Tuesday, January 23, 2018

Big Things and Small Things

Editor's Note: Wendy Welch is the 2018 New River Gorge Winter Writer-in-Residence at Lafayette Flats. She will be living and writing in Fayetteville for the next three months. This is her first contribution to the Lafayette Flats blog.

Three weeks into a three-month writing residency at Lafayette Flats in Fayetteville, West Virginia, here’s what I have to show for it: a 65,689-word manuscript, and 40 rows of Mandala Madness.

I am well-pleased with both. It remains to be seen what Pamela (my agent) says about the 65K, and I’ve got about 240 rows to go on the mandala.

With the intense work schedule to get that first draft done, time to explore the joys around me have been limited. My husband came for the reception that flat owners Shawn Means and Amy McLaughlin threw at The Grove (best draft cider ever), and we loved our day out exploring Thurmond and enjoying the backroads of the New River Gorge.

Shawn and Amy took me through the Gorge the day I got here, bright-eyed and bushy-haired from the dry winter weather. Seeing its bridge in a snowstorm has ruined me for other views in life. It was magnificent.

But the smaller things around here, the bits of little pleasures you could overlook if you went off hunting big things, they live in abundance. Amanda and Dan invited me to their home for a book club, and we had homemade soup and brilliant conversation. Karen took me for a walk through the park, and we had brilliant conversation and homemade soup from the Cathedral Café.
The Baptist and Presbyterian and Methodist churches are very welcoming, members quick to reach out and include you in social activities, volunteer opportunities. I imagine Fayetteville Church of God is, too, but I’ve only been here three Sundays so they’re next.

And then there’s the Flats themselves. Amy and Shawn have great artistic spirits and also wickedly wonderful senses of humor. Here are some photos to help you see the world from their eyes.

The woodpecker graces the underbeam of the wooden stairs to the third floor.

The little room is by WV artist Courtney Childers Chapman, located in the Quinnmont Flat.

All the flats are named after important historic or geographic features in the area. I’m in Eddy, which is meant to be the body of water, but for me has come to be the name of the peregrine falcon that graces my front door. Each flat has one as a spirit animal. On bad writing days, Eddy and I have held conversations.

Stained glass panels decorate the transom over each flat’s door.

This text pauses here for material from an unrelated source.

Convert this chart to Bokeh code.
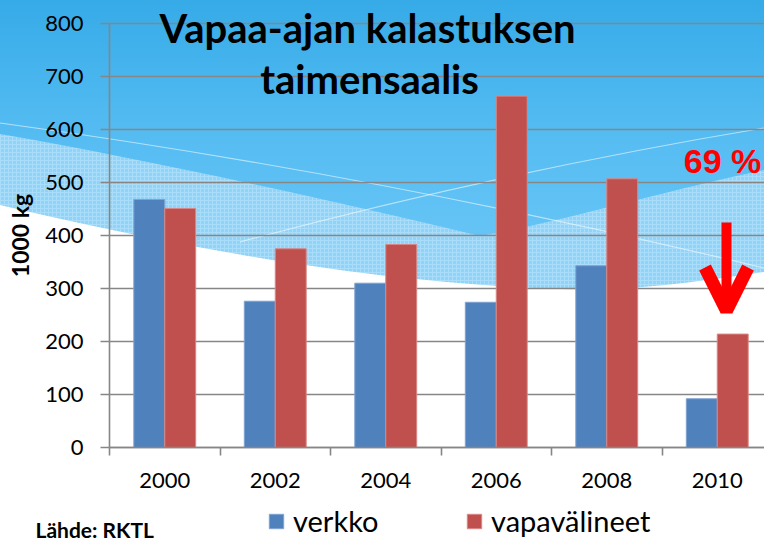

This one’s Eddy.


This is the climber on each refrigerator. 

They found a 1954 TV in the basement during renovations, and Shawn used it to frame a vista of the town from the same year.


The Eddy light switch has a sense of humor a bit earthier than the rest of the flats.

The fairy door in the corner of my bathroom. They seem to be gone for the winter.

This, this is the crowning glory of Quinnmont Flat. Amy is as kind as she is funny; when she realized how important long bubbly baths were to my artistic process (yeah yeah) she offered a deal. Reaching 50K on the draft would unlock bathtub powers for Quinn when no guests were using it that week. I would never go so far as to wish Amy and Shawn less customers, but ohhhhh baby, that bathtub is as lovely as it looks. If y’all come, ask for Nuttall or Corten.

So the point of the residency, from Amy and Shawn’s point of view, is to spread the story of West Virginia as told by its residents, rather than those charming reporters who come in and explain just how awful we are to us, and why we are all too gullible to be trusted with voting. It can get ugly, those narratives that have for year confined and defined Appalachia.

But we won’t be throwing the baby out with this bathwater. (See what I did there?) No, in telling the big, wonderful, overarching stories of the state and its people, let’s not overlook the warm welcomes of the churches, the great artistic pizzas of the parlors (have you tried ever gorgonzola and grape in combo?), the hospitality of the people (thank you Amy!) or the beauty of the place as designed by God or People. The flats are beautiful. The gorge is beautiful. Little, big.

Come explore Fayetteville. Check out the yarnbombed tree, find out why they say food comes here to be born, and explore the hidden wonders of Shawn and Amy’s creations. You won’t be bored. Ever.